— Material supplied —
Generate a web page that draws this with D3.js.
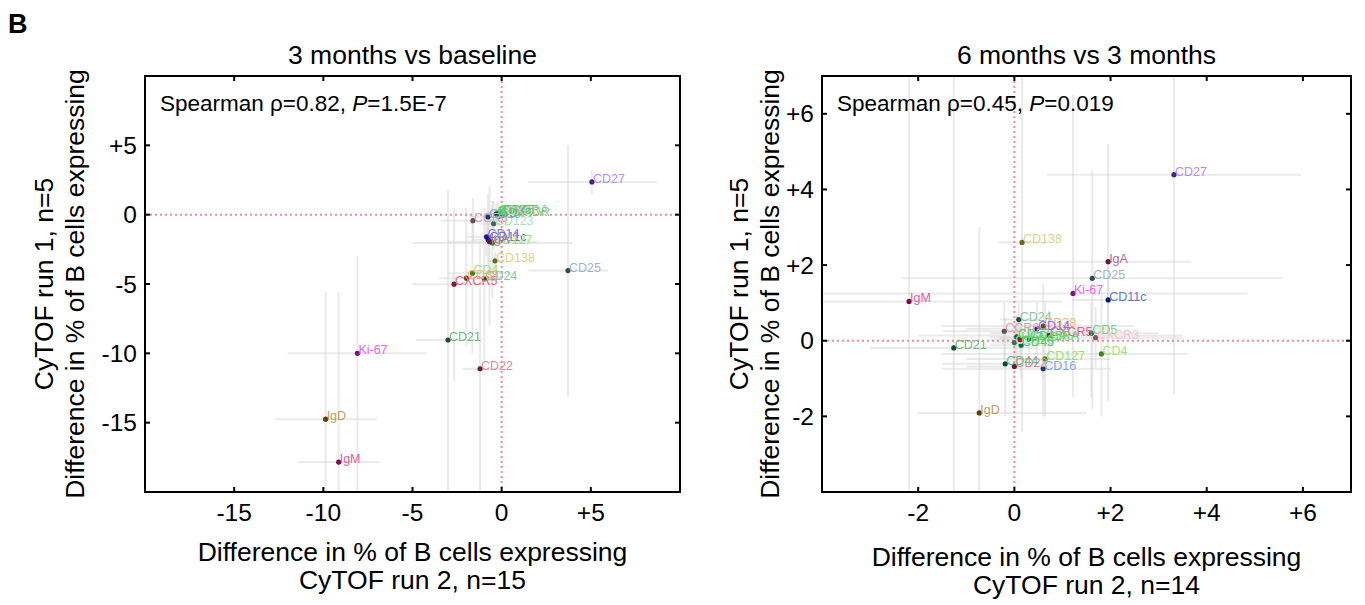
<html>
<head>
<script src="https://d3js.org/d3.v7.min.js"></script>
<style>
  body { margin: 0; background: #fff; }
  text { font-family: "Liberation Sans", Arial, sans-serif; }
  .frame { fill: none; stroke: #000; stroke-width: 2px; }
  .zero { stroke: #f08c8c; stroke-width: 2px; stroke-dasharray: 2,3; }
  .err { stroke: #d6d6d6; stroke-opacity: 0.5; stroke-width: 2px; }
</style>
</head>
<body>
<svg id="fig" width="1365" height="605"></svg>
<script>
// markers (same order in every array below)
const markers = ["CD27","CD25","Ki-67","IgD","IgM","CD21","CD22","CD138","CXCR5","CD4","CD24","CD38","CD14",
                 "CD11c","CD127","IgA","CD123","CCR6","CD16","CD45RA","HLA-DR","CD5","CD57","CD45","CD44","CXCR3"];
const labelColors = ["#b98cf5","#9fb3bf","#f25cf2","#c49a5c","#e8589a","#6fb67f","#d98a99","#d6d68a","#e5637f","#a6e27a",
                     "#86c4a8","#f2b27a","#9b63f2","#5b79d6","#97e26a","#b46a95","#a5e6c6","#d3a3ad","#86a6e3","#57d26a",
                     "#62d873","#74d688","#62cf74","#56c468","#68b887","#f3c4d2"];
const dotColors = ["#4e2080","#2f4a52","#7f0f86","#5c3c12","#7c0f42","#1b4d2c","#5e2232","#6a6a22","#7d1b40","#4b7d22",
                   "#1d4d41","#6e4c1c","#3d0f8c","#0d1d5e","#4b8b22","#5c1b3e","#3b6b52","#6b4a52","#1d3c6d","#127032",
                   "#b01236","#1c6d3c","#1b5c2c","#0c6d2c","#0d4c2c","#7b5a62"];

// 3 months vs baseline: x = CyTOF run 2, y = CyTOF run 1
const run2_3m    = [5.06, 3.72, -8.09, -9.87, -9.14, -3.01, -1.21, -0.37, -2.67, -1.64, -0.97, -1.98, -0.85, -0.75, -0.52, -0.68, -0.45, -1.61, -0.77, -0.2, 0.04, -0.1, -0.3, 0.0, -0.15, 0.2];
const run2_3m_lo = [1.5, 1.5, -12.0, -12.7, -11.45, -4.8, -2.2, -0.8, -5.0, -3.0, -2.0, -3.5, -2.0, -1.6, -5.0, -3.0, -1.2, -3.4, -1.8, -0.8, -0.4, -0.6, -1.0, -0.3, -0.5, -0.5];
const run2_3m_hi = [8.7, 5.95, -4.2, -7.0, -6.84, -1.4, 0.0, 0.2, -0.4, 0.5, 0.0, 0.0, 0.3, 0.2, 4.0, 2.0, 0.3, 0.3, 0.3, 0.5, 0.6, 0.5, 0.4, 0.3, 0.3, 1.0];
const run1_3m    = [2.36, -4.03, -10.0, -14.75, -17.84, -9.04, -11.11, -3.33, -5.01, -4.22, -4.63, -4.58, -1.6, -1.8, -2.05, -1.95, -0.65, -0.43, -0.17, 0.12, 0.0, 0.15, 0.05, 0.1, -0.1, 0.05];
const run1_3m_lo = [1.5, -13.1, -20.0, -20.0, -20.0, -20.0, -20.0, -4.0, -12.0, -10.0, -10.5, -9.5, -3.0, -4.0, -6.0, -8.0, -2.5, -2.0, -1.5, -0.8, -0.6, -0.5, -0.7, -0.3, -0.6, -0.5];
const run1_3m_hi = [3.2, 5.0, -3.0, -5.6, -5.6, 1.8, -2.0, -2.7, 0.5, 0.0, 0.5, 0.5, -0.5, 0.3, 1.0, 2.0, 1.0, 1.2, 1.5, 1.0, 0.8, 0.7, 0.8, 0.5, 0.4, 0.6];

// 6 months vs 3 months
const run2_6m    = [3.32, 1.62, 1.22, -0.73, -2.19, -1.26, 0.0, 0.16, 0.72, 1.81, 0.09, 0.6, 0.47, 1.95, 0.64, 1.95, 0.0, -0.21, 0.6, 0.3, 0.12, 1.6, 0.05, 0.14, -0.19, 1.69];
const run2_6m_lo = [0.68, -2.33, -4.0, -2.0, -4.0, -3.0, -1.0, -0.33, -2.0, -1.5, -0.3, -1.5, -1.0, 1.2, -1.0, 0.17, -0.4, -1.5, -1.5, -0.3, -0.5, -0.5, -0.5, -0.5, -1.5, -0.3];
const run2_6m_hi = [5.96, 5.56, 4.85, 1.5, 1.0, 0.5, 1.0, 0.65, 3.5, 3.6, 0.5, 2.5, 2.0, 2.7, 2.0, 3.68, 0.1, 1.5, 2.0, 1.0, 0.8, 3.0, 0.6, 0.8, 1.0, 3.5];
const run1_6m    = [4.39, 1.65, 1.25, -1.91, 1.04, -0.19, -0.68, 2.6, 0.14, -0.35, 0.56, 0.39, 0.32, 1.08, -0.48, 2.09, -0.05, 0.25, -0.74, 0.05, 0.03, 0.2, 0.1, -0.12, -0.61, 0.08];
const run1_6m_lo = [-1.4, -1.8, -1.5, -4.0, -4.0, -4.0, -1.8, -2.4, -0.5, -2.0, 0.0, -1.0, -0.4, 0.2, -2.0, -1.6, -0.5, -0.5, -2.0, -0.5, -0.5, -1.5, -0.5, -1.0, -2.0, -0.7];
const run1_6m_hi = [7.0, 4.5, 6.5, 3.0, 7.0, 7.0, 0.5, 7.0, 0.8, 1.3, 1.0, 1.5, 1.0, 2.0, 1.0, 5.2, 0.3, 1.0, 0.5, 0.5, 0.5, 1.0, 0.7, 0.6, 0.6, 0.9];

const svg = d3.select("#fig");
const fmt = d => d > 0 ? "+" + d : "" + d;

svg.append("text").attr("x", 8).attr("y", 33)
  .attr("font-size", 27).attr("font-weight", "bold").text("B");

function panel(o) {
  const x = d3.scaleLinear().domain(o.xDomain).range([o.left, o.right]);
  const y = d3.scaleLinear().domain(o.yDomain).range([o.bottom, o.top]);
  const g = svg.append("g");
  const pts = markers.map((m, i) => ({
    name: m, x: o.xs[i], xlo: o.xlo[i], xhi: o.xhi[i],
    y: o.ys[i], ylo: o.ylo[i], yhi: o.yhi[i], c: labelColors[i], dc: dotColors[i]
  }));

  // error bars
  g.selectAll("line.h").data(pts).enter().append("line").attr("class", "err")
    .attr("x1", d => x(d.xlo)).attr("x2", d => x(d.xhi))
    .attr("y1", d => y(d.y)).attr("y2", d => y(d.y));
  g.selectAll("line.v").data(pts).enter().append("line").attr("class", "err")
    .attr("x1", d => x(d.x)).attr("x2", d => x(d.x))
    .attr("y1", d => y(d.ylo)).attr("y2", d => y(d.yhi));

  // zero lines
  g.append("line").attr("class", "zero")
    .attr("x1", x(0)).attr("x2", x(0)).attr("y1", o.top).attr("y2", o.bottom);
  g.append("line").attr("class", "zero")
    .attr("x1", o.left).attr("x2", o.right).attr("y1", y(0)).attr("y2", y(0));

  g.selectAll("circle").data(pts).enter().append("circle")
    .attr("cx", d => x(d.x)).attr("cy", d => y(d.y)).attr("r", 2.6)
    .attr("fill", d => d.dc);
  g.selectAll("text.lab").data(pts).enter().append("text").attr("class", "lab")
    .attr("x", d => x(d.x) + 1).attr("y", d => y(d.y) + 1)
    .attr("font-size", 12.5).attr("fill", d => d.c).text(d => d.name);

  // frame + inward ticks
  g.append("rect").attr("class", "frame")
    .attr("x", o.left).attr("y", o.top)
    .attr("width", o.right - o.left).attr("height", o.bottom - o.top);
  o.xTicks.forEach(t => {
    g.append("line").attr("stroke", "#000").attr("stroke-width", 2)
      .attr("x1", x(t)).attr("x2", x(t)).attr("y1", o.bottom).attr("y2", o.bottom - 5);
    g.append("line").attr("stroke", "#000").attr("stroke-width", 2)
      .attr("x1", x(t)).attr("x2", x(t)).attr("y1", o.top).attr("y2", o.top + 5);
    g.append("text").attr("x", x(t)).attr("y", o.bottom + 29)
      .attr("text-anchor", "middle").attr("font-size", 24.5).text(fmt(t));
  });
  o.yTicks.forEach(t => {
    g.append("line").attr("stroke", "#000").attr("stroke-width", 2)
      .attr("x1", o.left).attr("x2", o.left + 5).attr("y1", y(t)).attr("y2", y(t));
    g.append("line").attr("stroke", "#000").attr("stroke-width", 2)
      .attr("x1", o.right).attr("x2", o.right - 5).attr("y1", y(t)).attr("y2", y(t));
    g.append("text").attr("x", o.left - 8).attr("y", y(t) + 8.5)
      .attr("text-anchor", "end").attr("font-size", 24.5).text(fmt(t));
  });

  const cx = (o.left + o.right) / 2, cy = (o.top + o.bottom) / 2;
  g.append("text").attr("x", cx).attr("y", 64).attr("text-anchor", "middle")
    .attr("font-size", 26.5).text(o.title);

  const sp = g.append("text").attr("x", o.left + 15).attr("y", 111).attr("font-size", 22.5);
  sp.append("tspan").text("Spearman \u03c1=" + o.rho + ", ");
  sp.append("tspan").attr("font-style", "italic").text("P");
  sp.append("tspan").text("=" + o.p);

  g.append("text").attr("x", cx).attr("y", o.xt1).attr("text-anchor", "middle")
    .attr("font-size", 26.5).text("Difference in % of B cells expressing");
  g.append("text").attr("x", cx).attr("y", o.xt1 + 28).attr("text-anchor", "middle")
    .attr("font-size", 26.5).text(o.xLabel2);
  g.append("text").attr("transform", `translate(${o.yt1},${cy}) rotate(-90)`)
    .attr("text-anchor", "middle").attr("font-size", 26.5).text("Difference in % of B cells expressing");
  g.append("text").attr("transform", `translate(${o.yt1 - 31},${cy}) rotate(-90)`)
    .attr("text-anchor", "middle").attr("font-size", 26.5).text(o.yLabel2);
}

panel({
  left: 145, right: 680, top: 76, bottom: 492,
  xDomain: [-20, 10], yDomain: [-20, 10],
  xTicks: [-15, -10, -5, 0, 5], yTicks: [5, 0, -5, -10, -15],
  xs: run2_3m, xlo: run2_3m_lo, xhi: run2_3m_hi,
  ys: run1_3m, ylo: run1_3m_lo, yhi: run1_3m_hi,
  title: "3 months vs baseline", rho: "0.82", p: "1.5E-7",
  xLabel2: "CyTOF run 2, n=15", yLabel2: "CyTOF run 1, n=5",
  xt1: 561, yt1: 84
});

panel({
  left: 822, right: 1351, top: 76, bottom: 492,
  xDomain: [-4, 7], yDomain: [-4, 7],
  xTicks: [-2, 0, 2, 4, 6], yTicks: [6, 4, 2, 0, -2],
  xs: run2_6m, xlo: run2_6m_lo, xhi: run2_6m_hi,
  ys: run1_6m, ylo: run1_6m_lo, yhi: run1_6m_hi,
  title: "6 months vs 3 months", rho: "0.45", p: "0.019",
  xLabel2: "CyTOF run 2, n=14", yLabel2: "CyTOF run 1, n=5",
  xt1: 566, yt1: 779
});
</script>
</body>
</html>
==
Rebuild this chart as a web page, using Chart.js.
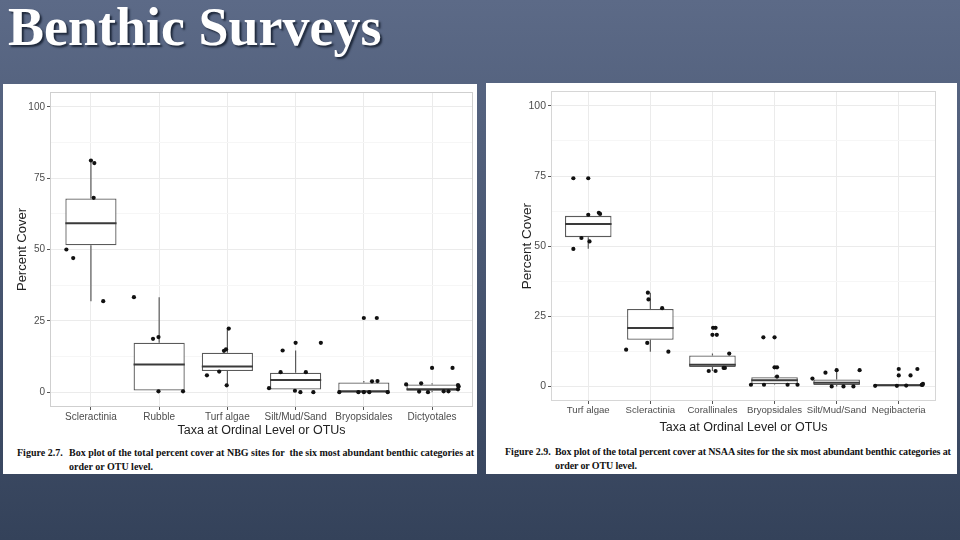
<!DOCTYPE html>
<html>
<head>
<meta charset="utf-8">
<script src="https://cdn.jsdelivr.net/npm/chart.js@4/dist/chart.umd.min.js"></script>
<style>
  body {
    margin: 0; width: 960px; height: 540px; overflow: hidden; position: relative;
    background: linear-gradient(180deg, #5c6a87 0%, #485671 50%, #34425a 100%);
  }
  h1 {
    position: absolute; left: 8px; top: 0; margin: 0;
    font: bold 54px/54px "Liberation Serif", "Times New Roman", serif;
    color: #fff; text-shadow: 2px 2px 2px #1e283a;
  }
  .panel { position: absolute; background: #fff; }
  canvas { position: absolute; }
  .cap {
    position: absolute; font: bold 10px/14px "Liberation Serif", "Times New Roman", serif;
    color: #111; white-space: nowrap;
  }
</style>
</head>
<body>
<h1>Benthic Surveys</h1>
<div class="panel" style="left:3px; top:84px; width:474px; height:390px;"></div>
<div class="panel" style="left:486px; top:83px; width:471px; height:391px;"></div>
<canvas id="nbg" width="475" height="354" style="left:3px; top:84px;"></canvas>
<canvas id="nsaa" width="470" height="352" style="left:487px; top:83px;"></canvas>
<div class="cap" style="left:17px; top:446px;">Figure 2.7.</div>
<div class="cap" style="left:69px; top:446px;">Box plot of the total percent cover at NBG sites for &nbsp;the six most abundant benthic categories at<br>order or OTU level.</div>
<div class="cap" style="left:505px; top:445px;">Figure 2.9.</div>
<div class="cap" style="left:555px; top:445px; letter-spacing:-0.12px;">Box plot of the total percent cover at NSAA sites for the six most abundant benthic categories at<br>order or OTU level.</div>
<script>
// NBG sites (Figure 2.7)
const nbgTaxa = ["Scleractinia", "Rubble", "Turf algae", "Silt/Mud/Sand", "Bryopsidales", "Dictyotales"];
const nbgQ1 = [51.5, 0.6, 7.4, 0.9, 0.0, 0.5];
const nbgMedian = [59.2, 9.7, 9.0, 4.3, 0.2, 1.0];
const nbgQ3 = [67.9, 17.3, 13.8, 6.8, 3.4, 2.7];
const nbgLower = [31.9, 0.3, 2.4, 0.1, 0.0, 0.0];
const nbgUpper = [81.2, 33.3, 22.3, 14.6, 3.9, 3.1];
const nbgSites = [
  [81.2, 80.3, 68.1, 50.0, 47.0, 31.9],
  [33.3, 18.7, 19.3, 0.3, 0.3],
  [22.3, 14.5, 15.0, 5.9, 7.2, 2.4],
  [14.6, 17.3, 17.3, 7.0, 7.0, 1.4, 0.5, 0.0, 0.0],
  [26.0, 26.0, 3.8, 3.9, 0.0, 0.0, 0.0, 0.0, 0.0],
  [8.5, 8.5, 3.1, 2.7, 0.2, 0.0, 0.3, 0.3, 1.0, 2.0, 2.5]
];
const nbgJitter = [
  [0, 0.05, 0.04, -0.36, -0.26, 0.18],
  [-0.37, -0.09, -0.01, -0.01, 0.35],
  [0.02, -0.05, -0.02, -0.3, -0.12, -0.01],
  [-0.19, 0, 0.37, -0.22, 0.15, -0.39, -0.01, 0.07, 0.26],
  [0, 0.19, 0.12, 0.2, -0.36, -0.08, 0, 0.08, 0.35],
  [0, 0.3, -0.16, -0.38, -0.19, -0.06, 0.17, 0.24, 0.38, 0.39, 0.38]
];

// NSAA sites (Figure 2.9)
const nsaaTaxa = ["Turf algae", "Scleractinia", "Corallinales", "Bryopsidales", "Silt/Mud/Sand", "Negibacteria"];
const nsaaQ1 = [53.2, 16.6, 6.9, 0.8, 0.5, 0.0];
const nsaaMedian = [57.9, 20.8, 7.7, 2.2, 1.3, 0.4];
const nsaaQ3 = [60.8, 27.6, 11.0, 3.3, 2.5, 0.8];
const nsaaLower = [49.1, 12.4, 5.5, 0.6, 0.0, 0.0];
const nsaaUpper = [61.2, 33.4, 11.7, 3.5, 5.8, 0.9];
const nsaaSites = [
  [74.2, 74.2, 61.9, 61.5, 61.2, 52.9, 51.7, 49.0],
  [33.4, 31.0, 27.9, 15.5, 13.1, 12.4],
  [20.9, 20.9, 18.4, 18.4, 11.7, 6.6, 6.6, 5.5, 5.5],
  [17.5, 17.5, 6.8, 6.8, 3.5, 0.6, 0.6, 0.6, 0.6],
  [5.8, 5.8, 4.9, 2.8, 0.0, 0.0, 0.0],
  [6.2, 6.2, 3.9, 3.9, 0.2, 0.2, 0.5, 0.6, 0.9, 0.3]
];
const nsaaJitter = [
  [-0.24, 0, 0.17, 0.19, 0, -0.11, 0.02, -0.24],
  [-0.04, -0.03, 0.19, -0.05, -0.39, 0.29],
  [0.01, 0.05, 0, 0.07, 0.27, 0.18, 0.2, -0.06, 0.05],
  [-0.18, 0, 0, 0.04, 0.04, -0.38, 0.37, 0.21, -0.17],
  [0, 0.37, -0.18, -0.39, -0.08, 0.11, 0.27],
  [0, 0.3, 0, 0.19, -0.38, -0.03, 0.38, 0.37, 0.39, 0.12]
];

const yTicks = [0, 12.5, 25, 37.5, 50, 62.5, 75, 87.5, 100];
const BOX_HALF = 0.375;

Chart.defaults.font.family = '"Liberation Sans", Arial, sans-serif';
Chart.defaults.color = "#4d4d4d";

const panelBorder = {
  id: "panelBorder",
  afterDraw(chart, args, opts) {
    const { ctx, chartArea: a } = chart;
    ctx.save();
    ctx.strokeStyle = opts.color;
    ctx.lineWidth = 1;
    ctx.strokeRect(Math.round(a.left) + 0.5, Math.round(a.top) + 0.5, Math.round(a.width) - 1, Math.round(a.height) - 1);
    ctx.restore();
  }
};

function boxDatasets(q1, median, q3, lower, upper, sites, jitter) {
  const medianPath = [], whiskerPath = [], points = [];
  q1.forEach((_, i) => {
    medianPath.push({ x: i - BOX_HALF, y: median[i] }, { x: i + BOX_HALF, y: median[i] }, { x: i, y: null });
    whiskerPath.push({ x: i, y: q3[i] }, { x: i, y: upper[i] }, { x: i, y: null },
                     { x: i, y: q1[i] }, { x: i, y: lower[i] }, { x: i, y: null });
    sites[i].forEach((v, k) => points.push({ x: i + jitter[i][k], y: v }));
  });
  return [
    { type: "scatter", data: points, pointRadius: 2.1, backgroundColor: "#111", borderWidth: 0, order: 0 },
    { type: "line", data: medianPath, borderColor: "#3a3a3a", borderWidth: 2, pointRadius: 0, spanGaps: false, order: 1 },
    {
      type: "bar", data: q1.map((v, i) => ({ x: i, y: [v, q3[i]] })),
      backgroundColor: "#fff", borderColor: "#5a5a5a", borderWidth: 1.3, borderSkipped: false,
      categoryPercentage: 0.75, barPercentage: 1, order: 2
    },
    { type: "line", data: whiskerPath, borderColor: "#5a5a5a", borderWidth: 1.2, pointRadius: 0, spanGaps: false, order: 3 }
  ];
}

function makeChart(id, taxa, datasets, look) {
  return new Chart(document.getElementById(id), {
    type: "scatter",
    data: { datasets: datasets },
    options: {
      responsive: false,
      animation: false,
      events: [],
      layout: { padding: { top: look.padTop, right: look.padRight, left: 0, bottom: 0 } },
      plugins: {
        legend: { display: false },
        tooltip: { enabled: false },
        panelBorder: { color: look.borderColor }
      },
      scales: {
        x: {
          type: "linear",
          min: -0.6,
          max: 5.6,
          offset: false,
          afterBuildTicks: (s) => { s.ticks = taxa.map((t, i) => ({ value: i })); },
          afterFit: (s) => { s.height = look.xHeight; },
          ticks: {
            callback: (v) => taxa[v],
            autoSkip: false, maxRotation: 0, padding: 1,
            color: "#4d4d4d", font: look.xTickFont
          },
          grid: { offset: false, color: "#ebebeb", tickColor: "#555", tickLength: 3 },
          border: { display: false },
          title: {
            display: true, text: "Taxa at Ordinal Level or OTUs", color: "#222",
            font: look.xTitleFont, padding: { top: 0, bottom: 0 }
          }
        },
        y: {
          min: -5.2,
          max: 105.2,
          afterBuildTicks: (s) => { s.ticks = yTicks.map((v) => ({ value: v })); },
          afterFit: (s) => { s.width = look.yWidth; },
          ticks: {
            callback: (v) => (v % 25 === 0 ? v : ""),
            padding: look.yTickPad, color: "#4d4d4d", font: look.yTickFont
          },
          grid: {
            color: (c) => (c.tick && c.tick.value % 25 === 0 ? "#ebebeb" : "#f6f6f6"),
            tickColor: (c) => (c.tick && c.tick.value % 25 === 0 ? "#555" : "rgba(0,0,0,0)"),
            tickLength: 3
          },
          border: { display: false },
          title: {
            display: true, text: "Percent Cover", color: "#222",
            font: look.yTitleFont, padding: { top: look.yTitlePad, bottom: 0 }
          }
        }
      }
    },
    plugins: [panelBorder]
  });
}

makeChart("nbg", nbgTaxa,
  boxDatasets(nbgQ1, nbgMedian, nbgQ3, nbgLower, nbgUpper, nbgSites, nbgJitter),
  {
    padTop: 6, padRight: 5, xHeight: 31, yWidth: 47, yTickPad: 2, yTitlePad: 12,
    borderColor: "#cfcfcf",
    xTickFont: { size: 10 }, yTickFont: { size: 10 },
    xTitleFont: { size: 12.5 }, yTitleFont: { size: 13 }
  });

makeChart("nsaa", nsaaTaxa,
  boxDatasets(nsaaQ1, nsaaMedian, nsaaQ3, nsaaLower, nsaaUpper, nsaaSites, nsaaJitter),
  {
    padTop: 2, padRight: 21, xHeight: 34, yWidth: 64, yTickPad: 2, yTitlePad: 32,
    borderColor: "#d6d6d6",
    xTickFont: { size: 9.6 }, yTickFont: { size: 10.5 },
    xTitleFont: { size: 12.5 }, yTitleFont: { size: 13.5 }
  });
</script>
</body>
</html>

— Written task —
Find the lines with the string "this" and reproduce them.

— Expected answer —
Generate a web page that draws this with D3.js.
Rebuild this chart as a web page, using Chart.js.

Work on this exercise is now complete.